Directions for this task:
The data below should be printed in full, exactly, and without any of its images.

— START Given information —

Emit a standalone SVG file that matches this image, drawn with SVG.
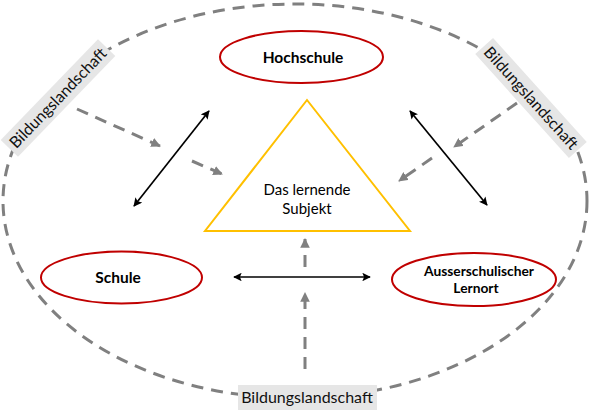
<svg xmlns="http://www.w3.org/2000/svg" width="591" height="410" viewBox="0 0 591 410">
<defs>
<style>
.txt{font-family:"Lato","Noto Sans","Liberation Sans",sans-serif;fill:#000}
.b{font-weight:bold;font-size:15.5px}
.bs{font-weight:bold;font-size:13.8px}
.lbl{font-size:16px;fill:#111}
.node{fill:#fff;stroke:#c00000;stroke-width:2}
.gd{stroke:#808080;stroke-width:3;stroke-dasharray:12 8;fill:none}
.bk{stroke:#000;stroke-width:1.7;fill:none}
.box{fill:#e6e6e6}
</style>
<marker id="ga" viewBox="0 0 10 10" refX="9" refY="5" markerWidth="3.2" markerHeight="3.2" orient="auto" markerUnits="strokeWidth">
<path d="M0,0 L10,5 L0,10 z" fill="#808080"/>
</marker>
<marker id="ba" viewBox="0 0 10 10" refX="9" refY="5" markerWidth="5" markerHeight="5" orient="auto-start-reverse" markerUnits="strokeWidth">
<path d="M0,0 L10,5 L0,10 L2,5 z" fill="#000"/>
</marker>
</defs>
<rect width="591" height="410" fill="#fff"/>
<g id="landscape">
<ellipse cx="295" cy="201" rx="292" ry="197" class="gd" stroke-width="2.5"/>
</g>
<g id="connectors">
<line x1="77" y1="109" x2="160" y2="146" class="gd" stroke-dasharray="11 8" marker-end="url(#ga)"/>
<line x1="192" y1="161" x2="222" y2="174" class="gd" stroke-dasharray="11 8" marker-end="url(#ga)"/>
<line x1="517" y1="103" x2="454" y2="147" class="gd" stroke-dasharray="11 8" marker-end="url(#ga)"/>
<line x1="432" y1="158" x2="399" y2="181" class="gd" stroke-dasharray="11 8" marker-end="url(#ga)"/>
<line x1="305" y1="369" x2="305" y2="293" class="gd" stroke-dasharray="12 8" marker-end="url(#ga)"/>
<line x1="305" y1="267" x2="305" y2="239" class="gd" stroke-dasharray="13 8" marker-end="url(#ga)"/>
<line x1="134" y1="206" x2="209" y2="111" class="bk" marker-start="url(#ba)" marker-end="url(#ba)"/>
<line x1="410" y1="111" x2="487" y2="205" class="bk" marker-start="url(#ba)" marker-end="url(#ba)"/>
<line x1="234" y1="277" x2="370" y2="277" class="bk" marker-start="url(#ba)" marker-end="url(#ba)"/>
</g>
<g id="label-bottom">
<rect x="238" y="385" width="139" height="25" class="box"/>
<text x="307" y="403" text-anchor="middle" class="txt lbl">Bildungslandschaft</text>
</g>
<g id="label-left" transform="translate(58,98) rotate(-46)">
<rect x="-70" y="-12" width="140" height="24" class="box"/>
<text x="0" y="5.5" text-anchor="middle" class="txt lbl">Bildungslandschaft</text>
</g>
<g id="label-right" transform="translate(531,98) rotate(48)">
<rect x="-70" y="-12" width="140" height="24" class="box"/>
<text x="0" y="5.5" text-anchor="middle" class="txt lbl">Bildungslandschaft</text>
</g>
<g id="subject">
<polygon points="307,100 205,231 410,231" fill="#fff" stroke="#ffc000" stroke-width="2"/>
<text x="307" y="195" text-anchor="middle" class="txt" font-size="15">Das lernende</text>
<text x="307" y="214" text-anchor="middle" class="txt" font-size="15">Subjekt</text>
</g>
<g id="hochschule">
<ellipse cx="301.5" cy="57" rx="81.5" ry="26" class="node"/>
<text x="303" y="63" text-anchor="middle" class="txt b">Hochschule</text>
</g>
<g id="schule">
<ellipse cx="121.5" cy="277.5" rx="80.5" ry="26" class="node"/>
<text x="118" y="283" text-anchor="middle" class="txt b">Schule</text>
</g>
<g id="ausserschulisch">
<ellipse cx="474" cy="279.5" rx="82" ry="26.5" class="node"/>
<text x="479" y="276" text-anchor="middle" class="txt bs">Ausserschulischer</text>
<text x="476" y="293" text-anchor="middle" class="txt bs">Lernort</text>
</g>
</svg>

— END Given information —

Solution to this exercise:
Emit a standalone SVG file that matches this image, drawn with SVG.
<svg xmlns="http://www.w3.org/2000/svg" width="591" height="410" viewBox="0 0 591 410">
<defs>
<style>
.txt{font-family:"Lato","Noto Sans","Liberation Sans",sans-serif;fill:#000}
.b{font-weight:bold;font-size:15.5px}
.bs{font-weight:bold;font-size:13.8px}
.lbl{font-size:16px;fill:#111}
.node{fill:#fff;stroke:#c00000;stroke-width:2}
.gd{stroke:#808080;stroke-width:3;stroke-dasharray:12 8;fill:none}
.bk{stroke:#000;stroke-width:1.7;fill:none}
.box{fill:#e6e6e6}
</style>
<marker id="ga" viewBox="0 0 10 10" refX="9" refY="5" markerWidth="3.2" markerHeight="3.2" orient="auto" markerUnits="strokeWidth">
<path d="M0,0 L10,5 L0,10 z" fill="#808080"/>
</marker>
<marker id="ba" viewBox="0 0 10 10" refX="9" refY="5" markerWidth="5" markerHeight="5" orient="auto-start-reverse" markerUnits="strokeWidth">
<path d="M0,0 L10,5 L0,10 L2,5 z" fill="#000"/>
</marker>
</defs>
<rect width="591" height="410" fill="#fff"/>
<g id="landscape">
<ellipse cx="295" cy="201" rx="292" ry="197" class="gd" stroke-width="2.5"/>
</g>
<g id="connectors">
<line x1="77" y1="109" x2="160" y2="146" class="gd" stroke-dasharray="11 8" marker-end="url(#ga)"/>
<line x1="192" y1="161" x2="222" y2="174" class="gd" stroke-dasharray="11 8" marker-end="url(#ga)"/>
<line x1="517" y1="103" x2="454" y2="147" class="gd" stroke-dasharray="11 8" marker-end="url(#ga)"/>
<line x1="432" y1="158" x2="399" y2="181" class="gd" stroke-dasharray="11 8" marker-end="url(#ga)"/>
<line x1="305" y1="369" x2="305" y2="293" class="gd" stroke-dasharray="12 8" marker-end="url(#ga)"/>
<line x1="305" y1="267" x2="305" y2="239" class="gd" stroke-dasharray="13 8" marker-end="url(#ga)"/>
<line x1="134" y1="206" x2="209" y2="111" class="bk" marker-start="url(#ba)" marker-end="url(#ba)"/>
<line x1="410" y1="111" x2="487" y2="205" class="bk" marker-start="url(#ba)" marker-end="url(#ba)"/>
<line x1="234" y1="277" x2="370" y2="277" class="bk" marker-start="url(#ba)" marker-end="url(#ba)"/>
</g>
<g id="label-bottom">
<rect x="238" y="385" width="139" height="25" class="box"/>
<text x="307" y="403" text-anchor="middle" class="txt lbl">Bildungslandschaft</text>
</g>
<g id="label-left" transform="translate(58,98) rotate(-46)">
<rect x="-70" y="-12" width="140" height="24" class="box"/>
<text x="0" y="5.5" text-anchor="middle" class="txt lbl">Bildungslandschaft</text>
</g>
<g id="label-right" transform="translate(531,98) rotate(48)">
<rect x="-70" y="-12" width="140" height="24" class="box"/>
<text x="0" y="5.5" text-anchor="middle" class="txt lbl">Bildungslandschaft</text>
</g>
<g id="subject">
<polygon points="307,100 205,231 410,231" fill="#fff" stroke="#ffc000" stroke-width="2"/>
<text x="307" y="195" text-anchor="middle" class="txt" font-size="15">Das lernende</text>
<text x="307" y="214" text-anchor="middle" class="txt" font-size="15">Subjekt</text>
</g>
<g id="hochschule">
<ellipse cx="301.5" cy="57" rx="81.5" ry="26" class="node"/>
<text x="303" y="63" text-anchor="middle" class="txt b">Hochschule</text>
</g>
<g id="schule">
<ellipse cx="121.5" cy="277.5" rx="80.5" ry="26" class="node"/>
<text x="118" y="283" text-anchor="middle" class="txt b">Schule</text>
</g>
<g id="ausserschulisch">
<ellipse cx="474" cy="279.5" rx="82" ry="26.5" class="node"/>
<text x="479" y="276" text-anchor="middle" class="txt bs">Ausserschulischer</text>
<text x="476" y="293" text-anchor="middle" class="txt bs">Lernort</text>
</g>
</svg>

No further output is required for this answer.